Иван опомнился, когда Люба, отвернув от него голову, завозилась под ним после окончательного затишья. Было сыро, душно и пакостно на душе. Перевалившись на бок, он попытался погладить Любу, но та вздрогнула и отстранилась. Заплакала тихо.
– Знаешь, Вань, что-то не полегчало мне совсем. Знаешь, наоборот. Теперь как будто еще и сама себе в душу нагадила.
Он подумал, что примерно то же чувствует и сам, но постарался снова утешить ее:
– Ну, ты не спеши. Может, еще и полегчает… потом… после…
– Ты отвернись, – попросила она и стала одеваться.

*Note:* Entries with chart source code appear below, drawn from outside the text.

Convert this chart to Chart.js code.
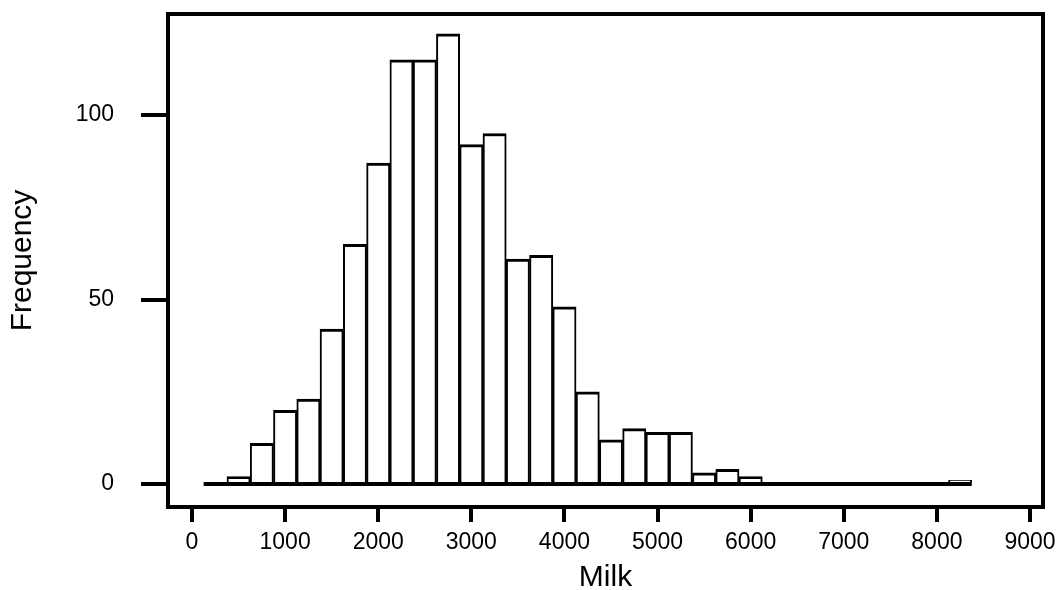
<!DOCTYPE html>
<html>
<head>
<meta charset="utf-8">
<script src="https://cdn.jsdelivr.net/npm/chart.js@4/dist/chart.umd.min.js"></script>
<style>
  html, body { margin: 0; padding: 0; background: #fff; }
  canvas { display: block; }
</style>
</head>
<body>
<canvas id="c" width="1057" height="590"></canvas>
<script>
// Histogram of Milk (bin centers, bin width 250)
const binCenters = [250, 500, 750, 1000, 1250, 1500, 1750, 2000, 2250, 2500, 2750,
                    3000, 3250, 3500, 3750, 4000, 4250, 4500, 4750, 5000, 5250, 5500,
                    5750, 6000, 6250, 6500, 6750, 7000, 7250, 7500, 7750, 8000, 8250];
const frequencies = [0, 2, 11, 20, 23, 42, 65, 87, 115, 115, 122,
                     92, 95, 61, 62, 48, 25, 12, 15, 14, 14, 3,
                     4, 2, 0, 0, 0, 0, 0, 0, 0, 0, 1];
const binWidth = 250;
const xTickValues = [0, 1000, 2000, 3000, 4000, 5000, 6000, 7000, 8000, 9000];
const yTickValues = [0, 50, 100];
const xTitle = 'Milk';
const yTitle = 'Frequency';

const barData = binCenters.map((c, i) => ({ x: c, y: frequencies[i] }));
const firstEdge = binCenters[0] - binWidth / 2;
const lastEdge = binCenters[binCenters.length - 1] + binWidth / 2;
const baseline = [{ x: firstEdge, y: 0 }, { x: lastEdge, y: 0 }];

const framePlugin = {
  id: 'frame',
  afterDraw(chart) {
    const { ctx, chartArea: a } = chart;
    ctx.save();
    ctx.strokeStyle = '#000';
    ctx.lineWidth = 4;
    ctx.strokeRect(a.left, a.top, a.right - a.left, a.bottom - a.top);
    ctx.restore();
  }
};

const tickFont = { family: 'Liberation Sans, Arial, sans-serif', size: 23 };
const titleFont = { family: 'Liberation Sans, Arial, sans-serif', size: 30, lineHeight: 0.8 };

new Chart(document.getElementById('c'), {
  type: 'bar',
  data: {
    datasets: [
      {
        type: 'line',
        data: baseline,
        borderColor: '#000',
        borderWidth: 4,
        pointRadius: 0,
        order: 0
      },
      {
        type: 'bar',
        data: barData,
        backgroundColor: '#fff',
        borderColor: '#000',
        borderWidth: { top: 3, left: 2, right: 2, bottom: 0 },
        borderSkipped: false,
        barPercentage: 1,
        categoryPercentage: 1,
        order: 1
      }
    ]
  },
  options: {
    responsive: false,
    animation: false,
    events: [],
    layout: { padding: { top: 14, right: 14, left: 0, bottom: 0 } },
    plugins: { legend: { display: false }, tooltip: { enabled: false } },
    scales: {
      x: {
        type: 'linear',
        offset: false,
        min: -257.8,
        max: 9139.7,
        afterBuildTicks: s => { s.ticks = xTickValues.map(v => ({ value: v })); },
        afterFit: s => { s.height = 83; s.paddingLeft = 0; s.paddingRight = 0; },
        border: { display: false },
        grid: { offset: false, drawOnChartArea: false, drawTicks: true, tickLength: 15, tickWidth: 4, lineWidth: 4, color: '#000' },
        ticks: {
          color: '#000', font: tickFont, padding: 7,
          autoSkip: false, maxRotation: 0, minRotation: 0,
          callback: v => String(v)
        },
        title: { display: true, text: xTitle, color: '#000', font: titleFont, padding: { top: 0, bottom: 0 } }
      },
      y: {
        type: 'linear',
        min: -6.23,
        max: 127.4,
        afterBuildTicks: s => { s.ticks = yTickValues.map(v => ({ value: v })); },
        afterFit: s => { s.width = 168; s.paddingTop = 0; s.paddingBottom = 0; },
        border: { display: false },
        grid: { drawOnChartArea: false, drawTicks: true, tickLength: 27, tickWidth: 4, lineWidth: 4, color: '#000' },
        ticks: { color: '#000', font: tickFont, padding: 27, callback: v => String(v) },
        title: { display: true, text: yTitle, color: '#000', font: titleFont, padding: { top: 11, bottom: 0 } }
      }
    }
  },
  plugins: [framePlugin]
});
</script>
</body>
</html>
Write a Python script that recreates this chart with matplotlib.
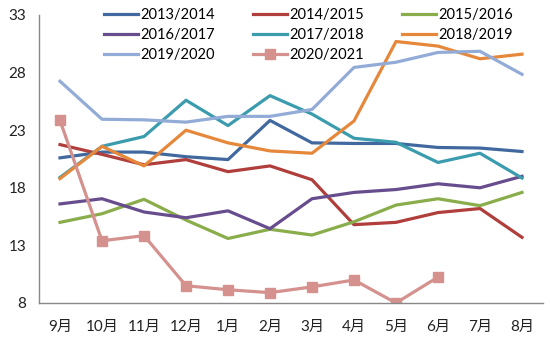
import matplotlib
matplotlib.use("Agg")
import matplotlib.pyplot as plt

plt.rcParams['font.family'] = ['Lato', 'Noto Sans CJK SC', 'DejaVu Sans']

months = ["9月", "10月", "11月", "12月", "1月", "2月", "3月", "4月", "5月", "6月", "7月", "8月"]

s2013 = [20.6, 21.1, 21.1, 20.7, 20.45, 23.85, 21.9, 21.85, 21.85, 21.5, 21.45, 21.15]
s2014 = [21.75, 20.9, 20.0, 20.45, 19.4, 19.9, 18.7, 14.8, 15.0, 15.85, 16.2, 13.7]
s2015 = [15.0, 15.75, 17.0, 15.2, 13.6, 14.4, 13.9, 15.05, 16.5, 17.05, 16.45, 17.6]
s2016 = [16.6, 17.05, 15.9, 15.4, 16.0, 14.45, 17.05, 17.6, 17.85, 18.35, 18.0, 19.0]
s2017 = [18.9, 21.6, 22.45, 25.6, 23.4, 26.0, 24.4, 22.3, 21.95, 20.2, 21.0, 18.85]
s2018 = [18.8, 21.6, 19.9, 23.0, 21.9, 21.2, 21.0, 23.8, 30.7, 30.3, 29.2, 29.6]
s2019 = [27.25, 23.95, 23.9, 23.7, 24.2, 24.2, 24.8, 28.45, 28.9, 29.75, 29.85, 27.85]
s2020 = [23.85, 13.4, 13.85, 9.5, 9.15, 8.9, 9.4, 10.0, 8.0, 10.25]

series = [
    ("2013/2014", s2013, "#41699f"),
    ("2014/2015", s2014, "#b03f3c"),
    ("2015/2016", s2015, "#8aad4c"),
    ("2016/2017", s2016, "#684d8e"),
    ("2017/2018", s2017, "#3b9cae"),
    ("2018/2019", s2018, "#e6883b"),
    ("2019/2020", s2019, "#93acd7"),
    ("2020/2021", s2020, "#d4918d"),
]

fig = plt.figure(figsize=(5.5, 3.41), dpi=100)
ax = fig.add_axes([39 / 550, 1 - 303 / 341, 504 / 550, 288 / 341])

x_all = list(range(len(months)))
handles = []
for name, vals, color in series:
    xs = x_all[:len(vals)]
    if name == "2020/2021":
        h, = ax.plot(xs, vals, color=color, lw=2.3, marker="s", markersize=6.5,
                     label=name, solid_joinstyle="miter")
    else:
        h, = ax.plot(xs, vals, color=color, lw=2.3, label=name)
    handles.append(h)

ax.set_xlim(-0.5, len(months) - 0.5)
ax.set_ylim(8, 33)
ax.set_yticks([8, 13, 18, 23, 28, 33])
ax.set_xticks(x_all)
ax.set_xticklabels(months)
ax.tick_params(axis="both", length=0, labelsize=11, colors="#222222")
ax.tick_params(axis="x", pad=12)
ax.tick_params(axis="y", pad=9)
for side in ("top", "right"):
    ax.spines[side].set_visible(False)
for side in ("left", "bottom"):
    ax.spines[side].set_color("#888888")
    ax.spines[side].set_linewidth(1.0)

order = [0, 3, 6, 1, 4, 7, 2, 5]
ax.legend([handles[i] for i in order], [series[i][0] for i in order],
          ncol=3, loc="upper left", bbox_to_anchor=(104 / 550, 1 - 8 / 341),
          bbox_transform=fig.transFigure, frameon=False, fontsize=10.5,
          handlelength=2.3, handletextpad=0.2, columnspacing=2.6,
          labelspacing=0.42, borderaxespad=0, borderpad=0)

fig.savefig("out.png", dpi=100)
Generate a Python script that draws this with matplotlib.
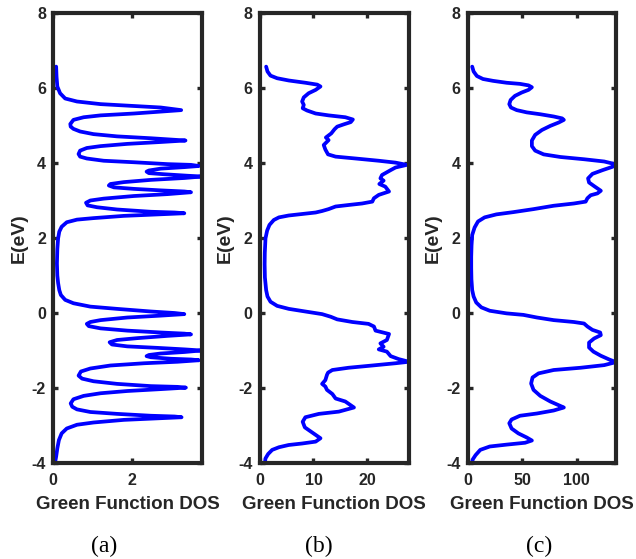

Он хотел проводить ее, но Люба отчаянно замотала головой.
– Тут идти-то всего… – бормотнула. – Сама доберусь. Прости, Вань, если что не… Тошно мне так, как и не было. Извини…
«И мне…» – опять подумал он.
На другой день снова поплелся к Аньке в больницу. В реанимацию не пошел. И чувствовал, что не может, не хочет переступать порог ее палаты, видеть ее не может. Отправился в кабинет лечащего врача.
– Плохо, – сказал доктор, хмурясь. – Печень у нее на пределе, пострадала в аварии. Отказать может в любой момент. Операция нужна. Сейчас, возможно, счет на часы идет, в крайнем случае – несколько дней. Или она выходит из комы, или… сами понимаете… В общем, так: наши врачи не станут делать операцию, пока она в таком состоянии. А оперировать необходимо. Если в ближайшие дни чуда не произойдет, вы должны быть готовы ко всему. К худшему готовьтесь.
Иван вывалился из кабинета оглушенный. Застыл у окна, пытаясь передышать взбесившееся сердцебиение. «Все, что угодно, – думал он, – только не это. Только не это непоправимое «никогда»! Это же невозможно…» Он беспомощно заозирался, стараясь понять, что должен сделать в первую очередь, и кинулся в палату Ани. Аня лежала все так же, без признаков своего присутствия в жизни, словно неживая, не похожая на себя. Он пытался найти в ее заострившихся чертах давно любимые черточки, ему казалось, это очень важно, чтобы вернуть ее. Мелькнула уже ставшая привычной мысль о мести – и показалась дикой. Он не находил в себе ни зла, ни оскорбленности. Только ужас от возможной потери ее в этом мире. Ваня склонился над женой.